Kisah Para Pejuang Ojol di Bawah Gemerlap Kota Malang

Kisah Para Pejuang Ojol di Bawah Gemerlap Kota Malang

Gaya Hidup | batu.inews.id | Kamis, 12 September 2024 - 18:40
share

MALANG, iNewsBatu – Di tengah pesatnya perkembangan teknologi, perubahan terjadi di berbagai aspek kehidupan, termasuk cara kita bepergian.

Di Lowokwaru, Kota Malang, Jawa Timur, ojek online (ojol) bukan sekadar alat transportasi, tapi sudah menjadi denyut nadi mobilitas masyarakat. 

Dengan segala kemudahannya, ojol menawarkan kepraktisan, namun di balik layar kenyamanan ini, terselip kisah-kisah perjuangan yang kerap kali tak terungkap.

Cukup dengan beberapa ketukan di layar ponsel, pengemudi ojol langsung hadir, siap mengantar penumpang tanpa harus menunggu lama.

GPS dan teknologi canggih mempermudah mereka menavigasi jalanan. Namun, di balik itu, para driver ojol menghadapi realitas yang jauh dari kesan praktis.

Ada kisah harapan, kerja keras, dan ketidakpastian yang mereka jalani setiap hari.

 

Yuda (50), pengemudi asal Lowokwaru, Kota Malang, menggambarkan manis getirnya hidup sebagai pengemudi ojol. 

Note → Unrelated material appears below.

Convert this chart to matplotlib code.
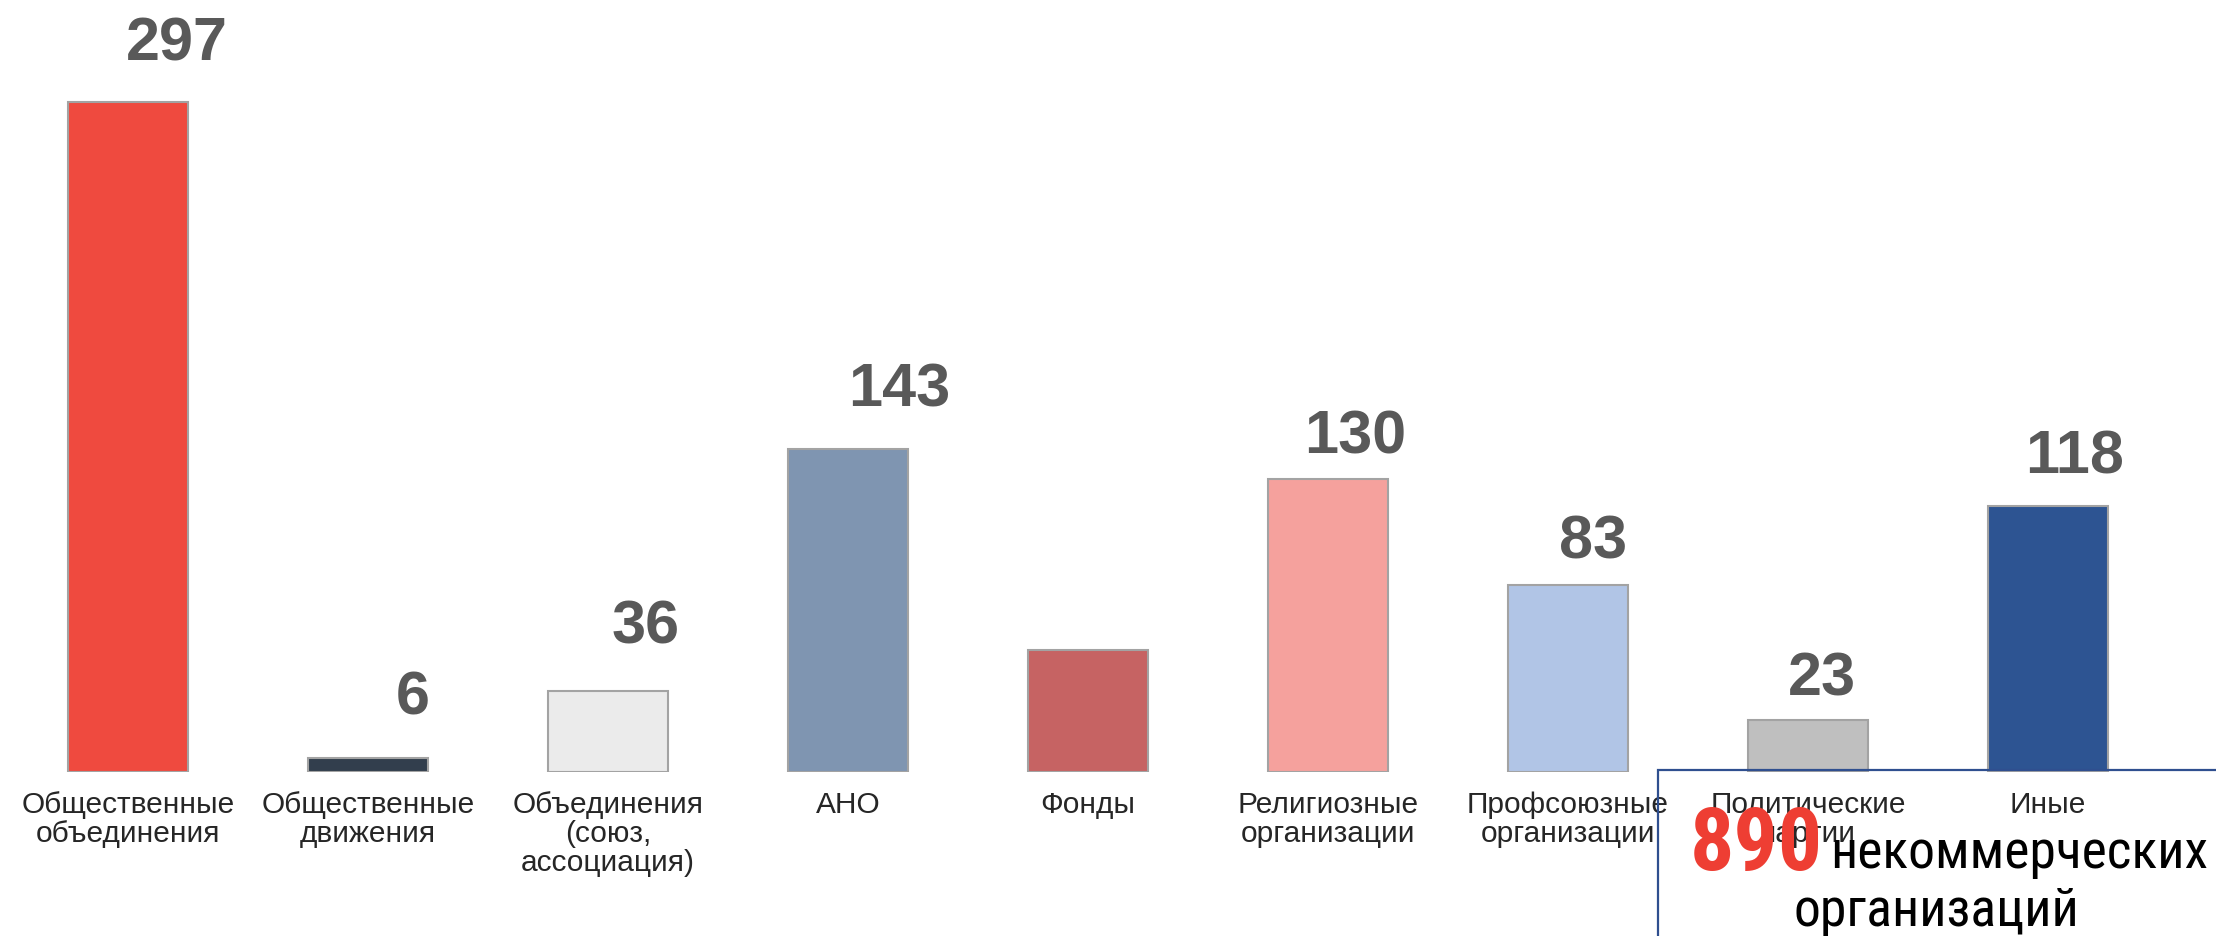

“Penghasilan saya tidak menentu, kadang cuma Rp50 ribu, kadang bisa sampai Rp100 ribu. Semua tergantung jarak orderan,” ujar Yuda saat ditemui iNews Batu, Kamis (12/9/2024).

Tarif jarak dekat mungkin hanya sekitar Rp8.000, tetapi untuk jarak lebih jauh, tambahan biaya hanya Rp2.000.

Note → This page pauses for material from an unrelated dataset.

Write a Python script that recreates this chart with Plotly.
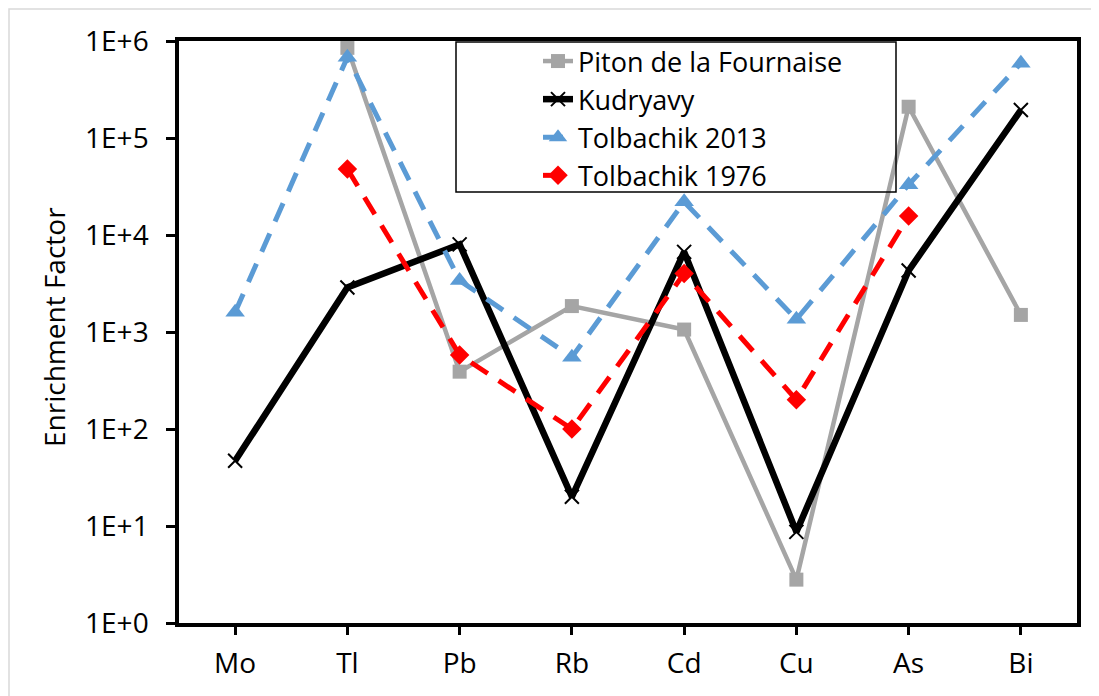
import plotly.graph_objects as go

elements = ["Mo", "Tl", "Pb", "Rb", "Cd", "Cu", "As", "Bi"]
piton = [None, 850000, 390, 1850, 1060, 2.8, 210000, 1500]
kudryavy = [47, 2880, 8000, 20, 6700, 8.7, 4300, 194000]
tolb2013 = [1600, 680000, 3400, 550, 22000, 1350, 33000, 590000]
tolb1976 = [None, 48000, 580, 100, 4000, 200, 15700, None]
ytick_vals = [1, 10, 100, 1000, 10000, 100000, 1000000]
ytick_text = ["1E+0", "1E+1", "1E+2", "1E+3", "1E+4", "1E+5", "1E+6"]

FONT = "Open Sans"

fig = go.Figure()
fig.add_trace(go.Scatter(
    x=elements, y=piton, name="Piton de la Fournaise", mode="lines+markers",
    line=dict(color="#A5A5A5", width=4.5),
    marker=dict(symbol="square", size=14, color="#A5A5A5"),
    connectgaps=False))
fig.add_trace(go.Scatter(
    x=elements, y=kudryavy, name="Kudryavy", mode="lines+markers",
    line=dict(color="black", width=6.5),
    marker=dict(symbol="x-thin", size=14, color="black",
                line=dict(color="black", width=2))))
fig.add_trace(go.Scatter(
    x=elements, y=tolb2013, name="Tolbachik 2013", mode="lines+markers",
    line=dict(color="#5B9BD5", width=5, dash="20px,13px"),
    marker=dict(symbol="triangle-up", size=17, color="#5B9BD5")))
fig.add_trace(go.Scatter(
    x=elements, y=tolb1976, name="Tolbachik 1976", mode="lines+markers",
    line=dict(color="#FF0000", width=5, dash="20px,13px"),
    marker=dict(symbol="diamond", size=15, color="#FF0000")))

# screen-space plot area (page body has an 8px margin)
OFF = 8
L, R, T, B = 179, 1077, 41, 623
W, H = 1099 - OFF, 696 - OFF
pw, ph = R - L, B - T

def px_x(x):
    return (x - L) / pw

def px_y(y):
    return (B - y) / ph

fig.update_layout(
    width=W, height=H,
    margin=dict(l=L - OFF, r=W - (R - OFF), t=T - OFF, b=H - (B - OFF)),
    paper_bgcolor="white", plot_bgcolor="white",
    font=dict(family=FONT, size=28, color="black"),
    showlegend=True,
    legend=dict(
        x=px_x(538), y=px_y(37), xanchor="left", yanchor="top",
        bgcolor="rgba(0,0,0,0)", borderwidth=0,
        font=dict(family=FONT, size=27, color="black"),
        itemwidth=30, tracegroupgap=0,
    ),
    xaxis=dict(
        type="category", range=[-0.5, 7.5],
        showline=True, linecolor="black", linewidth=3.5, mirror=True,
        ticks="outside", ticklen=8, tickwidth=3, tickcolor="black",
        showgrid=False, zeroline=False,
        ticklabelstandoff=5,
        tickfont=dict(family=FONT, size=28),
    ),
    yaxis=dict(
        type="log", range=[0, 6],
        tickvals=ytick_vals, ticktext=ytick_text,
        showline=True, linecolor="black", linewidth=3.5, mirror=True,
        ticks="outside", ticklen=9, tickwidth=3, tickcolor="black",
        showgrid=False, zeroline=False,
        ticklabelstandoff=12,
        tickfont=dict(family=FONT, size=28),
    ),
    shapes=[
        dict(type="rect", xref="paper", yref="paper",
             x0=px_x(456), x1=px_x(896), y0=px_y(192), y1=px_y(42),
             line=dict(color="black", width=1.5), fillcolor="rgba(0,0,0,0)",
             layer="above"),
        dict(type="rect", xref="paper", yref="paper",
             x0=px_x(9), x1=px_x(1120), y0=px_y(720), y1=px_y(9),
             line=dict(color="#D9D9D9", width=1.5), fillcolor="rgba(0,0,0,0)",
             layer="below"),
    ],
    annotations=[
        dict(text="Enrichment Factor", xref="paper", yref="paper",
             x=px_x(54), y=px_y(327), textangle=-90, showarrow=False,
             font=dict(family=FONT, size=28, color="black"),
             xanchor="center", yanchor="middle"),
    ],
)

fig.write_html("out.html")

Meski aplikasi membantu, Yuda sering harus berkeliling, mencari penumpang di komplek perumahan atau pusat perbelanjaan, berharap ada yang memanggilnya.

"Bekerja sebagai ojol bukan cita-cita saya. Banyak dari kami menjalani ini karena sulitnya mencari pekerjaan lain," tambahnya dengan nada pasrah.

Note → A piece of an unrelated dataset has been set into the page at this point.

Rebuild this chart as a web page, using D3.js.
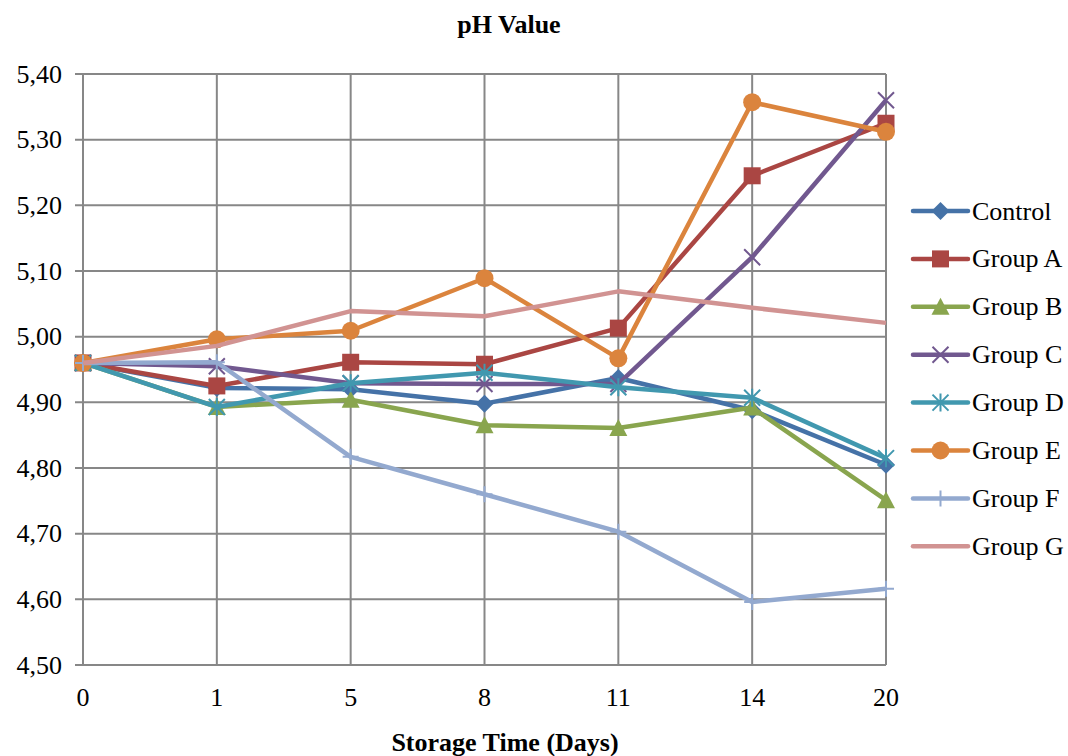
<!DOCTYPE html>
<html>
<head>
<meta charset="utf-8">
<script src="https://cdn.jsdelivr.net/npm/d3@7"></script>
<style>
  html, body { margin: 0; padding: 0; background: #fff; }
  svg { display: block; }
  text { font-family: "Liberation Serif", "Times New Roman", serif; fill: #000; }
</style>
</head>
<body>
<svg id="chart" width="1068" height="756"></svg>
<script>
const categories = ["0", "1", "5", "8", "11", "14", "20"];
const yTicks = [4.5, 4.6, 4.7, 4.8, 4.9, 5.0, 5.1, 5.2, 5.3, 5.4];

const control = [4.960, 4.922, 4.920, 4.898, 4.937, 4.888, 4.805];
const groupA  = [4.960, 4.925, 4.961, 4.958, 5.013, 5.245, 5.325];
const groupB  = [4.960, 4.893, 4.904, 4.865, 4.861, 4.892, 4.751];
const groupC  = [4.960, 4.955, 4.929, 4.928, 4.928, 5.121, 5.360];
const groupD  = [4.960, 4.893, 4.929, 4.945, 4.923, 4.907, 4.815];
const groupE  = [4.960, 4.996, 5.009, 5.089, 4.967, 5.357, 5.312];
const groupF  = [4.960, 4.961, 4.817, 4.760, 4.703, 4.596, 4.616];
const groupG  = [4.960, 4.986, 5.039, 5.031, 5.069, 5.044, 5.021];

const seriesNames = ["Control", "Group A", "Group B", "Group C", "Group D", "Group E", "Group F", "Group G"];
const seriesValues = [control, groupA, groupB, groupC, groupD, groupE, groupF, groupG];
const colors = ["#4572A7", "#AA4643", "#89A54E", "#71588F", "#4198AF", "#DB843D", "#93A9CF", "#D19392"];
const markers = ["diamond", "square", "triangle", "x", "star", "circle", "plus", "none"];

const svg = d3.select("#chart");
const pLeft = 83, pRight = 886, pTop = 74, pBottom = 665;

const x = d3.scalePoint().domain(categories).range([pLeft, pRight]);
const y = d3.scaleLinear().domain([4.5, 5.4]).range([pBottom, pTop]);
const fmt = v => d3.format(".2f")(v).replace(".", ",");

const grid = svg.append("g");
grid.selectAll("line.h").data(yTicks).enter().append("line")
  .attr("x1", pLeft - 8).attr("x2", pRight)
  .attr("y1", d => y(d)).attr("y2", d => y(d))
  .attr("stroke", "#878787").attr("stroke-width", 2);
grid.selectAll("line.v").data(categories).enter().append("line")
  .attr("x1", d => x(d)).attr("x2", d => x(d))
  .attr("y1", pTop).attr("y2", pBottom)
  .attr("stroke", "#878787").attr("stroke-width", 2);

svg.append("g").selectAll("text").data(yTicks).enter().append("text")
  .attr("x", 62).attr("y", d => y(d)).attr("dy", "0.33em")
  .attr("text-anchor", "end").attr("font-size", 26)
  .text(fmt);

svg.append("g").selectAll("text").data(categories).enter().append("text")
  .attr("x", d => x(d)).attr("y", 697).attr("dy", "0.33em")
  .attr("text-anchor", "middle").attr("font-size", 26)
  .text(d => d);

svg.append("text").attr("x", 509).attr("y", 33).attr("text-anchor", "middle")
  .attr("font-size", 26).attr("font-weight", "bold").text("pH Value");
svg.append("text").attr("x", 505).attr("y", 751).attr("text-anchor", "middle")
  .attr("font-size", 26).attr("font-weight", "bold").text("Storage Time (Days)");

function drawMarker(g, type, cx, cy, color) {
  if (type === "diamond") {
    g.append("path").attr("d", `M${cx},${cy-9}L${cx+9},${cy}L${cx},${cy+9}L${cx-9},${cy}Z`).attr("fill", color);
  } else if (type === "square") {
    g.append("rect").attr("x", cx - 8.5).attr("y", cy - 8.5).attr("width", 17).attr("height", 17).attr("fill", color);
  } else if (type === "triangle") {
    g.append("path").attr("d", `M${cx},${cy-9}L${cx+9},${cy+8}L${cx-9},${cy+8}Z`).attr("fill", color);
  } else if (type === "circle") {
    g.append("circle").attr("cx", cx).attr("cy", cy).attr("r", 9).attr("fill", color);
  } else if (type === "x") {
    const s = 8;
    g.append("path").attr("d", `M${cx-s},${cy-s}L${cx+s},${cy+s}M${cx-s},${cy+s}L${cx+s},${cy-s}`)
      .attr("stroke", color).attr("stroke-width", 2).attr("fill", "none");
  } else if (type === "star") {
    const s = 8;
    g.append("path").attr("d", `M${cx-s},${cy-s}L${cx+s},${cy+s}M${cx-s},${cy+s}L${cx+s},${cy-s}M${cx},${cy-s-1}L${cx},${cy+s+1}`)
      .attr("stroke", color).attr("stroke-width", 2).attr("fill", "none");
  } else if (type === "plus") {
    const s = 8;
    g.append("path").attr("d", `M${cx-s},${cy}L${cx+s},${cy}M${cx},${cy-s}L${cx},${cy+s}`)
      .attr("stroke", color).attr("stroke-width", 2).attr("fill", "none");
  }
}

const line = d3.line().x((d, i) => x(categories[i])).y(d => y(d));

seriesValues.forEach((vals, si) => {
  const g = svg.append("g");
  g.append("path").datum(vals).attr("d", line)
    .attr("fill", "none").attr("stroke", colors[si]).attr("stroke-width", 4.5)
    .attr("stroke-linejoin", "round");
  vals.forEach((v, i) => drawMarker(g, markers[si], x(categories[i]), y(v), colors[si]));
});

const legendY0 = 211, legendStep = 47.9;
seriesNames.forEach((name, i) => {
  const ly = legendY0 + i * legendStep;
  const g = svg.append("g");
  g.append("line").attr("x1", 913).attr("x2", 968).attr("y1", ly).attr("y2", ly)
    .attr("stroke", colors[i]).attr("stroke-width", 4.5).attr("stroke-linecap", "round");
  drawMarker(g, markers[i], 940.5, ly, colors[i]);
  g.append("text").attr("x", 972).attr("y", ly).attr("dy", "0.33em")
    .attr("font-size", 26).text(name);
});
</script>
</body>
</html>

Sementara itu, Indra (37) pengemudi ojol asal Karangploso, Kabupaten Malang, punya cerita serupa. Dahulu ia bekerja di pabrik, namun faktor usia memaksanya keluar dari dunia kerja formal dan beralih ke ojol.

“Penghasilan saya bisa sekitar Rp100 ribu hingga Rp150 ribu sehari, tapi itu belum dipotong untuk bensin, makan, dan rokok,” katanya, sembari menyulut rokoknya.

Ia juga menjelaskan perbedaan pendapatan saat penumpang menggunakan voucher diskon. Jika penumpang memakai voucher, ia hanya menerima sekitar Rp4.000 hingga Rp6.000.

“Tapi kalau tidak pakai voucer, tarif Rp12.000, dan yang masuk ke rekening cuma Rp8.000," keluhnya.

Walau pendapatan sering tak pasti, para pengemudi ojol tetap optimis. Bagi mereka, ojek online bukan sekadar pekerjaan, tapi juga harapan baru.

Di balik setiap penumpang yang diantar, ada usaha untuk bertahan hidup dan meningkatkan kesejahteraan di tengah kerasnya persaingan.

Keberadaan ojol di Batu bukan hanya solusi transportasi, tetapi juga secercah harapan. Meski tantangan kerap menghadang, mereka tetap melaju, mencari penghidupan yang lebih baik di tengah gemerlap kota yang terus berkembang.